I don’t see any reason to not have both – a joint account with the majority of your money for things that you share in like a mortgage/food/bills/expenses, and then a separate account (say, 5-10% of each person’s paycheck) for personal expenses. I’m sure my spouse doesn’t want to know how much I spend on scotch or a flat screen TV, and vice versa, I know I don’t want to know what she spends on shoes and makeup. And it also allows you to buy a present for each other without just putting it on a shared credit card/bank account.

Until Death or Finances

December 1st, 2009
1:02 pm

My wife and I have separate accounts. One reason is the length of time we courted before getting married, and she has a job and works. I pay the majority of the bills. Also, having separate accounts can limit what’s being bought. I also contribute the majority of savings toward retirement. Many people start by having joint accounts. And then after the wife gets tired of having to justify spending some money – she gets her own account.

wanda

December 1st, 2009
1:12 pm

I agree, why not have both.I take of our bills and I would feel like I had to give my husband an allowance if we solely had one account. It would take the surprise out of any surprises.

Objective

December 1st, 2009
1:13 pm

My wife and I have separate accounts, with a joint savings account. We’ve divided up the household expenses, and pay a roughly equal share of the bills every month.

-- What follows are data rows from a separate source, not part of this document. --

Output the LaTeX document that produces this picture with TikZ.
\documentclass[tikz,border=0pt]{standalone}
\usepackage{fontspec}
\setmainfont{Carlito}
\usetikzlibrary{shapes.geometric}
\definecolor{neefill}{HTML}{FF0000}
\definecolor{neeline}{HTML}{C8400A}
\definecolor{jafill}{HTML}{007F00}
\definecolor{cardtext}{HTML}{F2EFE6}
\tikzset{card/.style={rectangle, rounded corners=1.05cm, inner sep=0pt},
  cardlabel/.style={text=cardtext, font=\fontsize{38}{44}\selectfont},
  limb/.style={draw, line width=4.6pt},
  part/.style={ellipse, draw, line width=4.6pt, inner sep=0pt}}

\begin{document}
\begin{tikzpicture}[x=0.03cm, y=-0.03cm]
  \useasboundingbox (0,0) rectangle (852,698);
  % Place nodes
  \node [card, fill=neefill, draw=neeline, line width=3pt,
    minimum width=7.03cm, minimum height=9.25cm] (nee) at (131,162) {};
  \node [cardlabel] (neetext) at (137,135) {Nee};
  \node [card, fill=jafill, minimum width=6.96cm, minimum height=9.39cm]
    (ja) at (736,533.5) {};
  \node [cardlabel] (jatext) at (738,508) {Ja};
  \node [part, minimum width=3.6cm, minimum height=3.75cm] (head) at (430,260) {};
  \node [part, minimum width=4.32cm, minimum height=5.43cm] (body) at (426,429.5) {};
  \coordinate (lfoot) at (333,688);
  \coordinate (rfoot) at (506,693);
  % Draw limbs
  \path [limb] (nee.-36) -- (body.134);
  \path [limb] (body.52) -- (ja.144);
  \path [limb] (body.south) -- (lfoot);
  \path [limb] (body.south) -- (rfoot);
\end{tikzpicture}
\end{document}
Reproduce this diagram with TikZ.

We’ve never argued over $$$$ :-)

CC

December 1st, 2009
1:38 pm

We have both and it has worked for us for 6 1/2 years. We each have our own checking account and we have a joint checking account. The joint account is for emergencies,household repairs, Christmas, etc. Since my husband is currently unemployed and in school, I pay all of the bills out of my account and I give him an “allowance” for gas and other expenses. The main reasons I maintain my own account are that I only get paid once per month so a budget is a must and my husband never writes any purchases down (I write everything down)/

Noah

December 3rd, 2009
2:35 pm

I am surprised so many comments say they have seperate accounts and that is best. I think a joint account will pay off in the long run both financially and relationship wise.

If your spouse gets tired of justifying spending money then both of you are not on the same page financially and finances is the #1 cause of divorce.

sharongilo

December 5th, 2009
8:54 pm

I think if a couple can manage their finances together, utilizing the same accounts, it speaks to how well they share, communicate, negotiate, etc. And all of that suggests a much happier life together. Take a look at http://www.ashortguidetoahappymarriage.com for motivation and inspiration to make your marriage the best it can be!

David Grant

February 8th, 2010
3:09 pm

I have been married for 6 years and my wife and myself have tried pretty much every method under the sun. Finally, we settled for having separate accounts and dividing up the bills – I pay a higher percentage of the bills because I earn more. But at this point of our relationship, we have not gotten to the stage where we can compromise and justify all our expenses – it usually led to long fights and frustration. As much as having one joint account sounds good, even creditors give couples different credit ratings, couples earn and spend differently, etc. So it all comes down to whatever works best at a certain time in their marital lives.